Peter Clegg, FCBS; Kudzai Matsvai, University of Liverpool; Kossy Nnachetta, FCBS; Geoff Rich, FCBS; and Ilze Wolff, University of Liverpool (© Pete Carr)

The firm also supported the two museums in their bid for project funding from the National Heritage Lottery fund. Additionally, the firm was one of four to be shortlisted in the competition that first awarded the job to Adjaye Associates.
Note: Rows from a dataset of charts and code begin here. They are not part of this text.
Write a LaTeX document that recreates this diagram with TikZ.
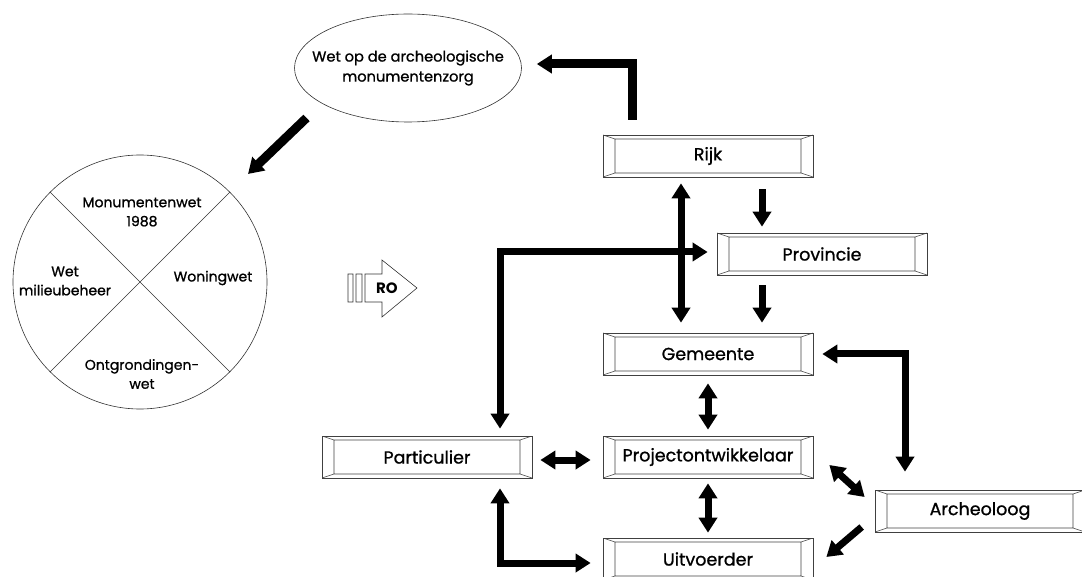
\documentclass[tikz,border=0pt]{standalone}
\usepackage{fontspec}
\setmainfont{Poppins}
\newfontfamily\zwaar{Poppins}[FakeBold=1]
\usetikzlibrary{arrows.meta,shapes.geometric}

\begin{document}
\begin{tikzpicture}[
            x=1pt, y=-1pt,
            box/.style={draw=black!75, line width=0.7pt, minimum width=210pt, minimum height=42pt, inner sep=0pt,
                font=\zwaar\fontsize{17.5}{20}\selectfont,
                path picture={
                    \draw[black!75, line width=0.6pt]
                        ([shift={(12pt,-4pt)}]path picture bounding box.north west) rectangle ([shift={(-12pt,4pt)}]path picture bounding box.south east)
                        (path picture bounding box.north west) -- ++(12pt,-4pt)
                        (path picture bounding box.north east) -- ++(-12pt,-4pt)
                        (path picture bounding box.south west) -- ++(12pt,4pt)
                        (path picture bounding box.south east) -- ++(-12pt,4pt);
                }},
            wettext/.style={align=center, font=\zwaar\fontsize{14}{19}\selectfont},
            pijl/.style={line width=7pt, -{Triangle[length=15pt,width=18pt]}},
            dpijl/.style={line width=7pt, {Triangle[length=15pt,width=18pt]}-{Triangle[length=15pt,width=18pt]}}
        ]
        \useasboundingbox (0,0) rectangle (1082,577);
        % wetgeving
        \node[draw=black!80, line width=0.6pt, ellipse, minimum width=227pt, minimum height=108pt,
            label={[wettext, font=\zwaar\fontsize{14.6}{20}\selectfont]center:Wet op de archeologische\\monumentenzorg}] (wam) at (408,68) {};
        \node[draw=black!80, line width=0.6pt, circle, minimum size=254pt] (wetten) at (140,282) {};
        \draw[black!80, line width=0.6pt] (wetten.north west) -- (wetten.south east)
            (wetten.north east) -- (wetten.south west);
        \node[wettext] (monument) at (142,212) {Monumentenwet\\1988};
        \node[wettext] (milieu) at (65,281) {Wet\\milieubeheer};
        \node[wettext] (woning) at (213,278) {Woningwet};
        \node[wettext] (ontgrond) at (142,374) {Ontgrondingen-\\wet};
        % RO
        \draw[black!80, line width=0.6pt] (348,274) rectangle (353,302) (356,274) rectangle (362,302)
            (365,274) -- (382,274) -- (382,260) -- (417,288) -- (382,317) -- (382,302) -- (365,302) -- cycle;
        \node[font=\fontsize{15}{17}\bfseries] (ro) at (387,288) {RO};
        % actoren
        \node[box] (rijk) at (708,156) {Rijk};
        \node[box] (provincie) at (822,254) {Provincie};
        \node[box] (gemeente) at (708,354) {Gemeente};
        \node[box] (project) at (708,457) {Projectontwikkelaar};
        \node[box] (uitvoerder) at (708,559) {Uitvoerder};
        \node[box] (particulier) at (427,457) {Particulier};
        \node[box] (archeoloog) at (980,511) {Archeoloog};
        % pijlen
        \draw[pijl, line width=9pt] ([xshift=-76pt,yshift=15pt]rijk.north) |- ([xshift=15pt,yshift=4pt]wam.east);
        \draw[pijl, line width=9pt] ([xshift=-11pt,yshift=-17pt]wam.200) -- ([xshift=18pt,yshift=18pt]wetten.45);
        \draw[dpijl] ([xshift=-27pt,yshift=-6pt]rijk.south) -- ([xshift=-27pt,yshift=10pt]gemeente.north);
        \draw[pijl] ([xshift=54pt,yshift=-12pt]rijk.south) -- ([xshift=-60pt,yshift=6pt]provincie.north);
        \draw[pijl] ([xshift=-60pt,yshift=-10pt]provincie.south) -- ([xshift=54pt,yshift=10pt]gemeente.north);
        \draw[dpijl] ([xshift=-9pt,yshift=2pt]provincie.west) -| ([xshift=73pt,yshift=7pt]particulier.north);
        \draw[dpijl] ([yshift=-8pt]gemeente.south) -- ([yshift=6pt]project.north);
        \draw[dpijl] ([yshift=-5pt]project.south) -- ([yshift=5pt]uitvoerder.north);
        \draw[dpijl] ([xshift=8pt,yshift=-3pt]particulier.east) -- ([xshift=-12pt,yshift=-3pt]project.west);
        \draw[dpijl] ([xshift=73pt,yshift=-10pt]particulier.south) |- ([xshift=-12pt,yshift=-4pt]uitvoerder.west);
        \draw[dpijl] ([xshift=9pt]gemeente.east) -| ([xshift=-75pt,yshift=18pt]archeoloog.north);
        \draw[dpijl] ([xshift=16pt,yshift=-8pt]project.east) -- ([xshift=-10pt,yshift=14pt]archeoloog.west);
        \draw[pijl] ([xshift=-13pt,yshift=-16pt]archeoloog.west) -- ([xshift=13pt,yshift=2pt]uitvoerder.east);
\end{tikzpicture}
\end{document}
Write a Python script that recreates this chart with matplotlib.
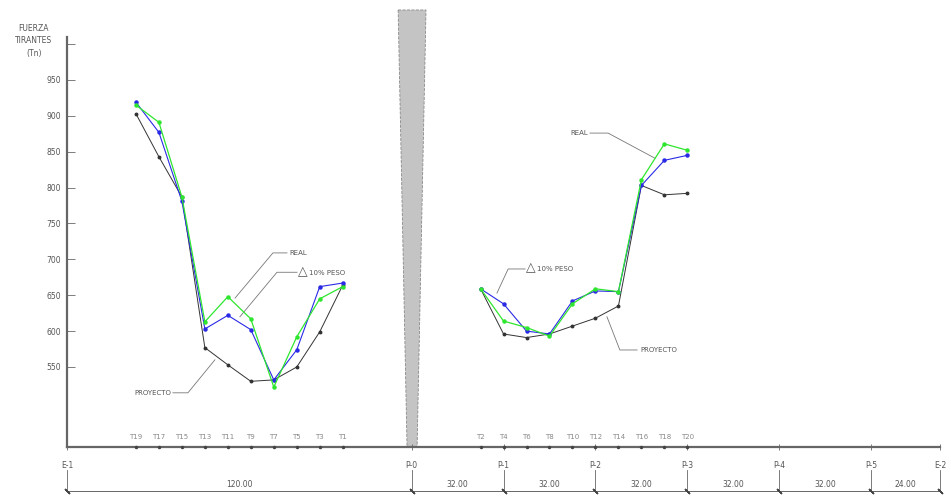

Other shortlisted firms were Haworth Tompkins with JA Projects and heneghen peng architects with DROO Architects.

“FCBS are excited and humbled by the invitation to join the NML team and to lead the architectural transformation of these museums,” added FCBS partner, Kossy Nnachetta. “We understand that there is huge responsibility to help create a platform to tell this story, long whispered, yet still awaiting the space to fully express itself; and all the potent, deep-seated emotions it can elicit.”

In addition to Ralph Appelbaum Associates, FCBStudios will also be joined by faculty and a PhD candidate from the University of Liverpool School of Architecture. This team includes professors Ilze Wolff and Ola Uduku; and PhD candidate Kudzai Matsvai.

Under the redesign, the Dr. Martin Luther King Jr. Building will now serve as the main entry point into the International Slavery Museum, an effort aimed at giving the museum a stronger presence. As for the Hartley Pavilion renovations will concentrate on improving circulation and will add a new shop, cafe, and event and exhibition space.

The project is estimated to cost around $73.3 million (£58 million).